The report says, “We define net energy as the amount of energy that does useful work after taking in to account all energy-transportation and energy-conversion costs and losses. What we are most interested in is how much a given capital outlay on oil and renewables translates into useful or propulsive energy at the wheels: in other words, for a given capital outlay, how much mobility can you buy?”
Here’s one example of the shocking news contained in the report: “We calculate that for the same outlay on these different energy sources (wind and solar), oil would have to trade at $9/bbl to yield as much useful energy for gasoline-fueled long distance vehicles as offshore wind would yield in tandem with EVs, $10/bbl for as much useful energy as onshore wind in tandem with EVs, and $10/bbl for as much as useful energy as solar-PV in tandem with EVs.”
In other words, oil producers must be able to find a way to make money at $10 a barrel or less in order to compete with EVs powered by renewables. For diesel powered vehicles, which are more efficient that gasoline powered vehicles, the numbers are between $17 – $19 per barrel.
The Oil Incumbency Advantage
The report notes that oil has a 100-year head start on renewables. “The oil industry today enjoys a massive scale advantage over wind and solar of several orders of magnitude — oil supplied 33% of global energy in 2018 compared with only 3% from wind and solar. This scale advantage over wind and solar gives oil the further advantages of speed and convenience: the oil industry is so massive that the amounts that can be purchased on the spot market can provide very large and effectively instantaneous flows of energy.”
But time is not on the side of the oil companies. The report indicates they must continue to explore new sources of petroleum constantly and need to replace about 10% of their resources every year. It is getting harder to find new sources of oil and and the costs of production are going up every year.
The Economic Advantage Of Renewables
To balance out that incumbency advantage, the report “considers how much useful energy can be delivered from a $100bn outlay on the spot market today, whereas our EROCI analysis for wind and solar looks at how much energy can be delivered from $100bn spent on new projects. Even allowing for this structural advantage enjoyed by oil in terms of flow rates, however, we think the economics of renewables are already impossible for oil to compete with when looked at over the cycle.” (Emphasis added.)
It assumes that $100 billion invested in new oil production in 2018 would result in 240 terawatts of net energy. By comparison, the same $100 billion would result in 3.9 times that amount of net energy if invested in onshore wind, 3.4 times as much if invested in offshore wind, and 4.7 times if invested in solar.
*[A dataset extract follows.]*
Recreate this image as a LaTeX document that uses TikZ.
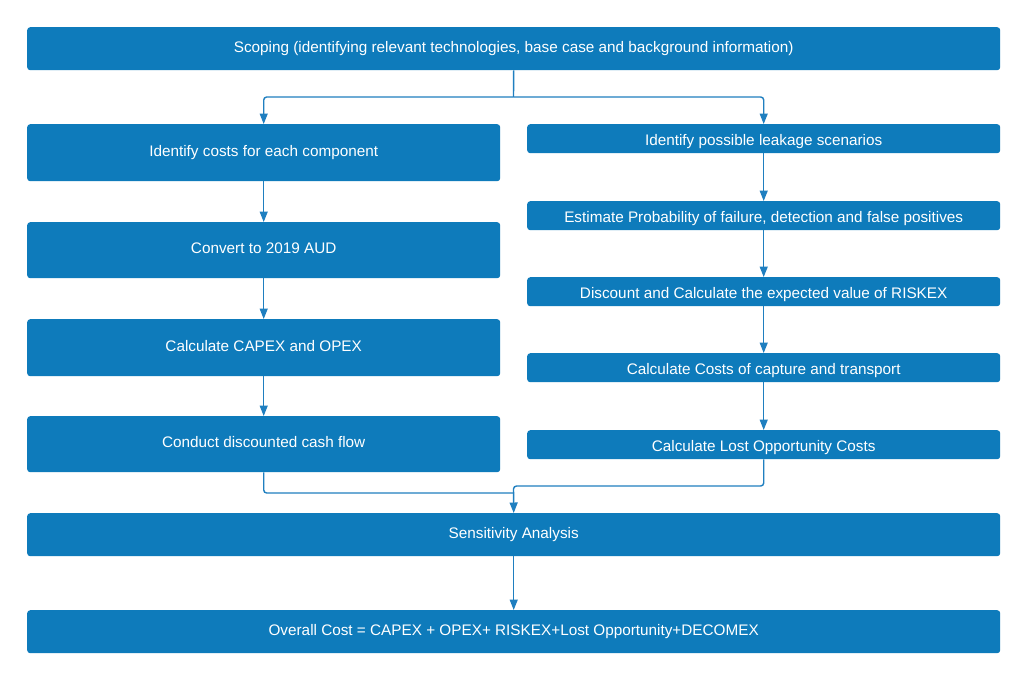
\documentclass[tikz,border=0pt]{standalone}
\usepackage{fontspec}
\setmainfont{Liberation Sans}
\usetikzlibrary{arrows.meta}
\definecolor{boxblue}{HTML}{0E7BBB}
\definecolor{lineblue}{HTML}{1F7FC0}
\begin{document}
\begin{tikzpicture}[x=1pt,y=-1pt,
  box/.style={draw=none,fill=boxblue,rounded corners=3pt,text=white,
    font=\fontsize{15.3}{17}\selectfont,inner sep=0pt,anchor=north west,
    text height=11pt,text depth=4.2pt},
  thinbox/.style={box,text height=14pt,text depth=1.4pt},
  conn/.style={draw=lineblue,line width=1.4pt,rounded corners=3pt},
  arr/.style={conn,-{Triangle[length=10.5pt,width=8pt]}}]
\useasboundingbox[fill=white] (0,0) rectangle (1028,681);
% boxes
\node[box,minimum width=973pt,minimum height=43pt] (scope) at (27,27) {Scoping (identifying relevant technologies, base case and background information)};
\node[box,minimum width=473pt,minimum height=57pt] (l1) at (27,124) {Identify costs for each component};
\node[box,minimum width=473pt,minimum height=56pt] (l2) at (27,222) {Convert to 2019 AUD};
\node[box,minimum width=473pt,minimum height=57pt] (l3) at (27,319) {Calculate CAPEX and OPEX};
\node[box,minimum width=473pt,minimum height=56pt] (l4) at (27,416) {Conduct discounted cash flow};
\node[thinbox,minimum width=473pt,minimum height=29pt] (r1) at (527,124) {Identify possible leakage scenarios};
\node[thinbox,minimum width=473pt,minimum height=29pt] (r2) at (527,201) {Estimate Probability of failure, detection and false positives};
\node[thinbox,minimum width=473pt,minimum height=29pt] (r3) at (527,277) {Discount and Calculate the expected value of RISKEX};
\node[thinbox,minimum width=473pt,minimum height=29pt] (r4) at (527,353) {Calculate Costs of capture and transport};
\node[thinbox,minimum width=473pt,minimum height=29pt] (r5) at (527,430) {Calculate Lost Opportunity Costs};
\node[box,minimum width=973pt,minimum height=43pt] (sens) at (27,513) {Sensitivity Analysis};
\node[box,minimum width=973pt,minimum height=43pt] (overall) at (27,610) {Overall Cost = CAPEX + OPEX+ RISKEX+Lost Opportunity+DECOMEX};
% junction points
\coordinate (split) at (513.5,97);
\coordinate (mergeL) at (513.5,493);
\coordinate (mergeR) at (513.5,486);
% connectors
\draw[conn] (scope.south) -- (split);
\draw[arr] (split) -| (l1.north);
\draw[arr] (split) -| (r1.north);
\draw[arr] (l1) -- (l2);
\draw[arr] (l2) -- (l3);
\draw[arr] (l3) -- (l4);
\draw[arr] (r1) -- (r2);
\draw[arr] (r2) -- (r3);
\draw[arr] (r3) -- (r4);
\draw[arr] (r4) -- (r5);
\draw[conn] (l4.south) |- (mergeL);
\draw[arr] (r5.south) |- (mergeR) -- (sens.north);
\draw[arr] (sens) -- (overall);
\end{tikzpicture}
\end{document}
There is a great deal of discussion about assumptions and methodology, which you are welcome to peruse at your leisure. The bottom line for the authors of the study is this: “In short, the economics of renewables in tandem with EVs as a competitor to oil as a road-transportation fuel are becoming irresistible. The implications for both policy-makers and the oil majors are very far reaching.”
And of course, all of this emphasis on economics leaves out what may ultimately may be the most important part of the discussion, the non-monetary considerations that are arguably even more important — reduced carbon emissions leading to better human health and a sustainable environment for all living things.
But business is business. Intangibles may factor in somewhere but the economic bottom line is what today’s version of weaponized capitalism values most. Which begs the question, if you are in the business of selling energy and renewables allow you to create about 4 times more of your stock in trade than investing in oil, why wouldn’t you?